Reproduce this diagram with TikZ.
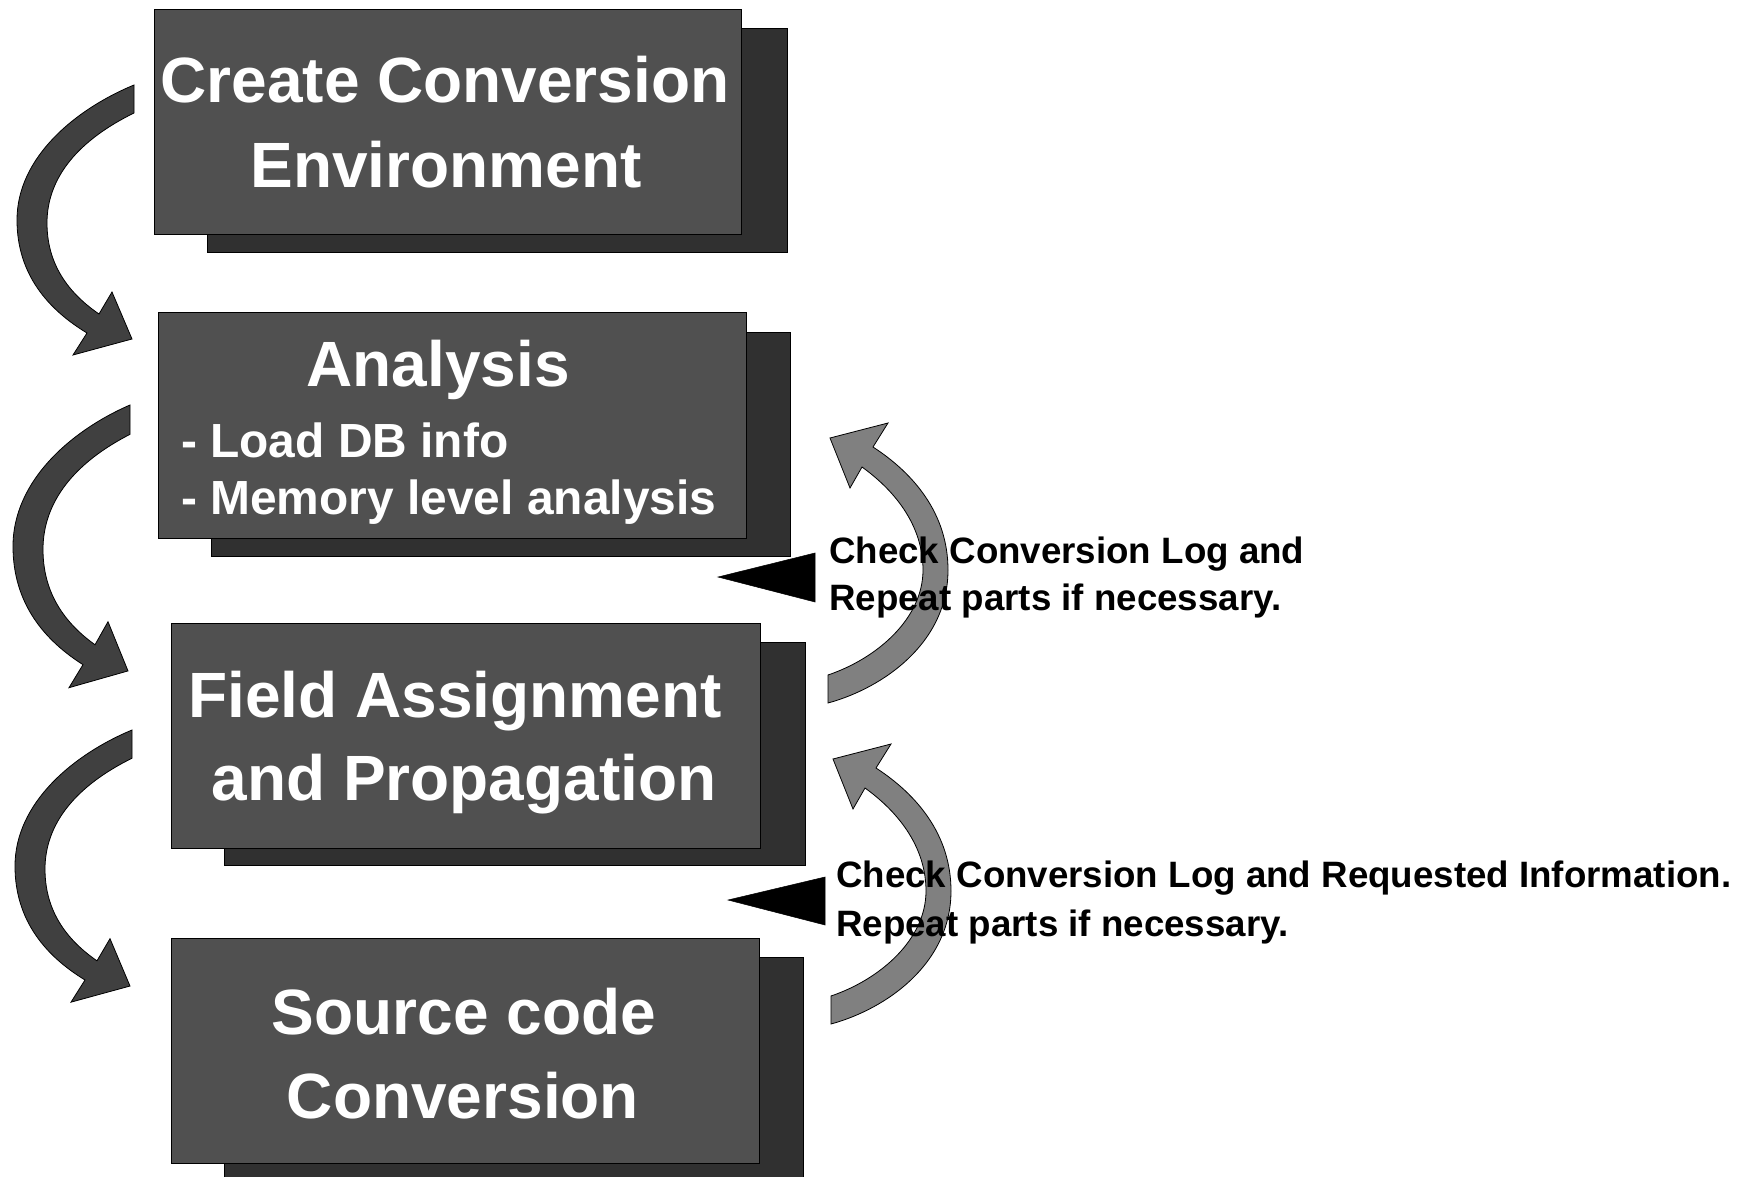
\documentclass[tikz,border=0pt]{standalone}
\usepackage{fontspec}
\setmainfont{Liberation Sans}
\definecolor{boxfront}{HTML}{505050}
\definecolor{boxshadow}{HTML}{303030}
\definecolor{darkarrow}{HTML}{404040}
\definecolor{grayarrow}{HTML}{808080}
\begin{document}
\begin{tikzpicture}[x=1pt,y=-1pt,
  front/.style={draw=black, line width=1pt, fill=boxfront, anchor=north west, inner sep=0pt},
  shadow/.style={draw=black, line width=1pt, fill=boxshadow, anchor=north west, inner sep=0pt},
  ttl/.style={font=\fontsize{64}{77}\selectfont\bfseries, text=white, anchor=base, inner sep=0pt},
  sub/.style={font=\fontsize{47.9}{57}\selectfont\bfseries, text=white, anchor=base west, inner sep=0pt},
  lbl/.style={font=\fontsize{36.7}{44}\selectfont\bfseries, text=black, anchor=base west, inner sep=0pt},
  darr/.style={fill=darkarrow, draw=black, line width=0.8pt, line join=miter},
  garr/.style={fill=grayarrow, draw=black, line width=0.8pt, line join=miter},
  tri/.style={fill=black, draw=black, line width=0.5pt}]
\useasboundingbox (0,0) rectangle (1754,1177);
\clip (0,0) rectangle (1754,1177);

% boxes
\node[shadow, minimum width=580pt, minimum height=224pt] (s1) at (207,28) {};
\node[front, minimum width=587pt, minimum height=225pt] (b1) at (154,9) {};
\node[shadow, minimum width=579pt, minimum height=224pt] (s2) at (211,332) {};
\node[front, minimum width=588pt, minimum height=226pt] (b2) at (158,312) {};
\node[shadow, minimum width=581pt, minimum height=223pt] (s3) at (224,642) {};
\node[front, minimum width=589pt, minimum height=225pt] (b3) at (171,623) {};
\node[shadow, minimum width=579pt, minimum height=224pt] (s4) at (224,957) {};
\node[front, minimum width=588pt, minimum height=225pt] (b4) at (171,938) {};

% box texts
\node[ttl] (t11) at (445,103) {Create Conversion};
\node[ttl] (t12) at (446,188) {Environment};
\node[ttl] (t21) at (438,386) {Analysis};
\node[sub] (t22) at (181,457) {- Load DB info};
\node[sub] (t23) at (181,514) {- Memory level analysis};
\node[ttl] (t31) at (455,717) {Field Assignment};
\node[ttl] (t32) at (464,800) {and Propagation};
\node[ttl] (t41) at (464,1034) {Source code};
\node[ttl] (t42) at (463,1118) {Conversion};

% dark curved arrows (left)
\begin{scope}[shift={(134,85)}]
\path[darr] (0,0) .. controls (-58,24) and (-117,72) .. (-117,135)
 .. controls (-117,190) and (-85,225) .. (-47,248)
 -- (-61,270) -- (-2,254) -- (-22,207) -- (-35,229)
 .. controls (-70,205) and (-87,175) .. (-87,138)
 .. controls (-87,92) and (-55,55) .. (0,28) -- cycle;
\end{scope}
\begin{scope}[shift={(130,405)}, yscale=1.047]
\path[darr] (0,0) .. controls (-58,24) and (-117,72) .. (-117,135)
 .. controls (-117,190) and (-85,225) .. (-47,248)
 -- (-61,270) -- (-2,254) -- (-22,207) -- (-35,229)
 .. controls (-70,205) and (-87,175) .. (-87,138)
 .. controls (-87,92) and (-55,55) .. (0,28) -- cycle;
\end{scope}
\begin{scope}[shift={(132,730)}, yscale=1.008]
\path[darr] (0,0) .. controls (-58,24) and (-117,72) .. (-117,135)
 .. controls (-117,190) and (-85,225) .. (-47,248)
 -- (-61,270) -- (-2,254) -- (-22,207) -- (-35,229)
 .. controls (-70,205) and (-87,175) .. (-87,138)
 .. controls (-87,92) and (-55,55) .. (0,28) -- cycle;
\end{scope}

% gray curved arrows (right)
\begin{scope}[shift={(828,703)}]
\path[garr] (0,0) .. controls (55,-15) and (120,-60) .. (120,-133)
 .. controls (120,-190) and (85,-230) .. (45,-256)
 -- (60,-280) -- (2,-265) -- (22,-215) -- (34,-236)
 .. controls (70,-210) and (95,-175) .. (95,-133)
 .. controls (95,-85) and (50,-45) .. (0,-28) -- cycle;
\end{scope}
\begin{scope}[shift={(831,1024)}]
\path[garr] (0,0) .. controls (55,-15) and (120,-60) .. (120,-133)
 .. controls (120,-190) and (85,-230) .. (45,-256)
 -- (60,-280) -- (2,-265) -- (22,-215) -- (34,-236)
 .. controls (70,-210) and (95,-175) .. (95,-133)
 .. controls (95,-85) and (50,-45) .. (0,-28) -- cycle;
\end{scope}

% black pointers
\path[tri] (718,577) -- (815,553) -- (815,602) -- cycle;
\path[tri] (728,900) -- (825,877) -- (825,925) -- cycle;

% labels
\node[lbl] (l11) at (829,563) {Check Conversion Log and};
\node[lbl] (l12) at (829,610) {Repeat parts if necessary.};
\node[lbl] (l21) at (836,887) {Check Conversion Log and Requested Information.};
\node[lbl] (l22) at (836,936) {Repeat parts if necessary.};
\end{tikzpicture}
\end{document}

··········

=== The problem ===
Output all of the data exactly as it stands, minus any images.

=== Written response ===
Reproduce this diagram with TikZ.
\documentclass[tikz,border=0pt]{standalone}
\usepackage{fontspec}
\setmainfont{Liberation Sans}
\definecolor{boxfront}{HTML}{505050}
\definecolor{boxshadow}{HTML}{303030}
\definecolor{darkarrow}{HTML}{404040}
\definecolor{grayarrow}{HTML}{808080}
\begin{document}
\begin{tikzpicture}[x=1pt,y=-1pt,
  front/.style={draw=black, line width=1pt, fill=boxfront, anchor=north west, inner sep=0pt},
  shadow/.style={draw=black, line width=1pt, fill=boxshadow, anchor=north west, inner sep=0pt},
  ttl/.style={font=\fontsize{64}{77}\selectfont\bfseries, text=white, anchor=base, inner sep=0pt},
  sub/.style={font=\fontsize{47.9}{57}\selectfont\bfseries, text=white, anchor=base west, inner sep=0pt},
  lbl/.style={font=\fontsize{36.7}{44}\selectfont\bfseries, text=black, anchor=base west, inner sep=0pt},
  darr/.style={fill=darkarrow, draw=black, line width=0.8pt, line join=miter},
  garr/.style={fill=grayarrow, draw=black, line width=0.8pt, line join=miter},
  tri/.style={fill=black, draw=black, line width=0.5pt}]
\useasboundingbox (0,0) rectangle (1754,1177);
\clip (0,0) rectangle (1754,1177);

% boxes
\node[shadow, minimum width=580pt, minimum height=224pt] (s1) at (207,28) {};
\node[front, minimum width=587pt, minimum height=225pt] (b1) at (154,9) {};
\node[shadow, minimum width=579pt, minimum height=224pt] (s2) at (211,332) {};
\node[front, minimum width=588pt, minimum height=226pt] (b2) at (158,312) {};
\node[shadow, minimum width=581pt, minimum height=223pt] (s3) at (224,642) {};
\node[front, minimum width=589pt, minimum height=225pt] (b3) at (171,623) {};
\node[shadow, minimum width=579pt, minimum height=224pt] (s4) at (224,957) {};
\node[front, minimum width=588pt, minimum height=225pt] (b4) at (171,938) {};

% box texts
\node[ttl] (t11) at (445,103) {Create Conversion};
\node[ttl] (t12) at (446,188) {Environment};
\node[ttl] (t21) at (438,386) {Analysis};
\node[sub] (t22) at (181,457) {- Load DB info};
\node[sub] (t23) at (181,514) {- Memory level analysis};
\node[ttl] (t31) at (455,717) {Field Assignment};
\node[ttl] (t32) at (464,800) {and Propagation};
\node[ttl] (t41) at (464,1034) {Source code};
\node[ttl] (t42) at (463,1118) {Conversion};

% dark curved arrows (left)
\begin{scope}[shift={(134,85)}]
\path[darr] (0,0) .. controls (-58,24) and (-117,72) .. (-117,135)
 .. controls (-117,190) and (-85,225) .. (-47,248)
 -- (-61,270) -- (-2,254) -- (-22,207) -- (-35,229)
 .. controls (-70,205) and (-87,175) .. (-87,138)
 .. controls (-87,92) and (-55,55) .. (0,28) -- cycle;
\end{scope}
\begin{scope}[shift={(130,405)}, yscale=1.047]
\path[darr] (0,0) .. controls (-58,24) and (-117,72) .. (-117,135)
 .. controls (-117,190) and (-85,225) .. (-47,248)
 -- (-61,270) -- (-2,254) -- (-22,207) -- (-35,229)
 .. controls (-70,205) and (-87,175) .. (-87,138)
 .. controls (-87,92) and (-55,55) .. (0,28) -- cycle;
\end{scope}
\begin{scope}[shift={(132,730)}, yscale=1.008]
\path[darr] (0,0) .. controls (-58,24) and (-117,72) .. (-117,135)
 .. controls (-117,190) and (-85,225) .. (-47,248)
 -- (-61,270) -- (-2,254) -- (-22,207) -- (-35,229)
 .. controls (-70,205) and (-87,175) .. (-87,138)
 .. controls (-87,92) and (-55,55) .. (0,28) -- cycle;
\end{scope}

% gray curved arrows (right)
\begin{scope}[shift={(828,703)}]
\path[garr] (0,0) .. controls (55,-15) and (120,-60) .. (120,-133)
 .. controls (120,-190) and (85,-230) .. (45,-256)
 -- (60,-280) -- (2,-265) -- (22,-215) -- (34,-236)
 .. controls (70,-210) and (95,-175) .. (95,-133)
 .. controls (95,-85) and (50,-45) .. (0,-28) -- cycle;
\end{scope}
\begin{scope}[shift={(831,1024)}]
\path[garr] (0,0) .. controls (55,-15) and (120,-60) .. (120,-133)
 .. controls (120,-190) and (85,-230) .. (45,-256)
 -- (60,-280) -- (2,-265) -- (22,-215) -- (34,-236)
 .. controls (70,-210) and (95,-175) .. (95,-133)
 .. controls (95,-85) and (50,-45) .. (0,-28) -- cycle;
\end{scope}

% black pointers
\path[tri] (718,577) -- (815,553) -- (815,602) -- cycle;
\path[tri] (728,900) -- (825,877) -- (825,925) -- cycle;

% labels
\node[lbl] (l11) at (829,563) {Check Conversion Log and};
\node[lbl] (l12) at (829,610) {Repeat parts if necessary.};
\node[lbl] (l21) at (836,887) {Check Conversion Log and Requested Information.};
\node[lbl] (l22) at (836,936) {Repeat parts if necessary.};
\end{tikzpicture}
\end{document}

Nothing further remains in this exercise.